The Wapping Project Bankside 37 Dover Street, Ely House W1S 4NJ London Royaume-Uni
One of the world’s most important female fashion photographers headlines her UK show with a tribute to Alexander McQueen.
The Wapping Project Bankside, a new gallery space adjacent to Tate Modern, will host a solo exhibition by Deborah Turbeville one of the most important fashion photographers of the 20th century.
A selection of 30 images will be on show at The Wapping Project Bankside, spanning Turbeville’s extraordinary career so far. Among the images is ‘Homage to Alexander McQueen', a personal expression of Turbeville’s bereavement at losing a friend and collaborator.
Like her near contemporaries, Helmut Newton and Guy Bourdin, Turbeville rethought and recast fashion photography in the 1970s. But perhaps even more than her male counterparts, Turbeville injected narrative and mystery into assignments for, amongst others, American Vogue and Harpers Bazaar.
Turbeville’s pictures are as much riddles as they are images. Consciously damaged goods, they are blurry, grainy, tormented into painterly colours, scratched, marked or sellotaped. 'I destroy the image after I've made it,' said Turbeville. 'Obliterate it a little so you never have it completely there.' It's a quite un-American world, a view through the rear window, fascinated by the beaten, worn and forgotten.

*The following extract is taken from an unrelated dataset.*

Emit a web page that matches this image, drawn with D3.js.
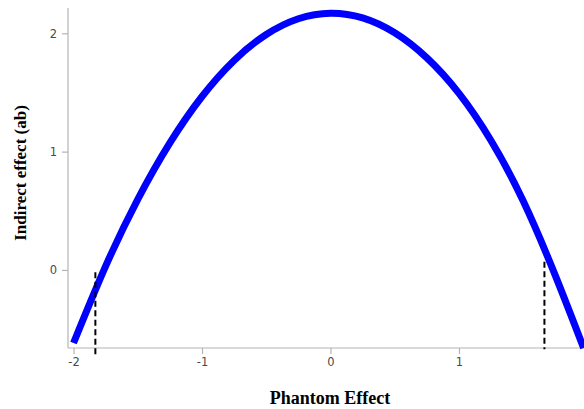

Turbeville took her first pictures in 1966. They were blurry but when she showed them to Richard Avedon he liked them, blurs and all. Avedon taught Turbeville technique and by 1972, she was working as a photographer. An early shoot for Vogue was of girls in bikinis at a cement works. These were hailed by Conde Nast's editorial director Alexander Liberman as 'the most revolutionary pictures of the time.’
But the work that made Turbeville’s name is the 'bathhouse' series she took for American Vogue in 1975. In this fashion story she shot a series of images of barely dressed women, wet and languid and almost kitsch. Even now the pictures hold the sense that the women are prisoners, of what is not clear, and while undeniably beautiful the images have an unsettling undercurrent – it has been said they look like they're in gas chambers.
If one of photography's most honourable impulses is to subvert - or to flee from - the medium's inherent voyeurism, Turbeville collapses this paradox by succumbing to it. Turbeville's naked, wet women are under no illusion that the photographer is there. They acknowledge her presence. They maybe even watch us, the viewer.
'I go into a women's private world, where you never go,' Turbeville said. 'It's a moment frozen in time. I like to hear a clock ticking in my pictures.'
Commenting on the Deborah Turbeville show, Wright says:
“I have long championed the work of Turbeville and mounted a major exhibition of her work at the Wapping Project in 2006. What continues to captivate me about Deborah’s work is a feeling that you are somewhere in the past; a languid, barely sexual past of white, willowy women, distressed prints and a sense of a narrative interrupted. Even now her pictures have a luminous quality which is without equal.”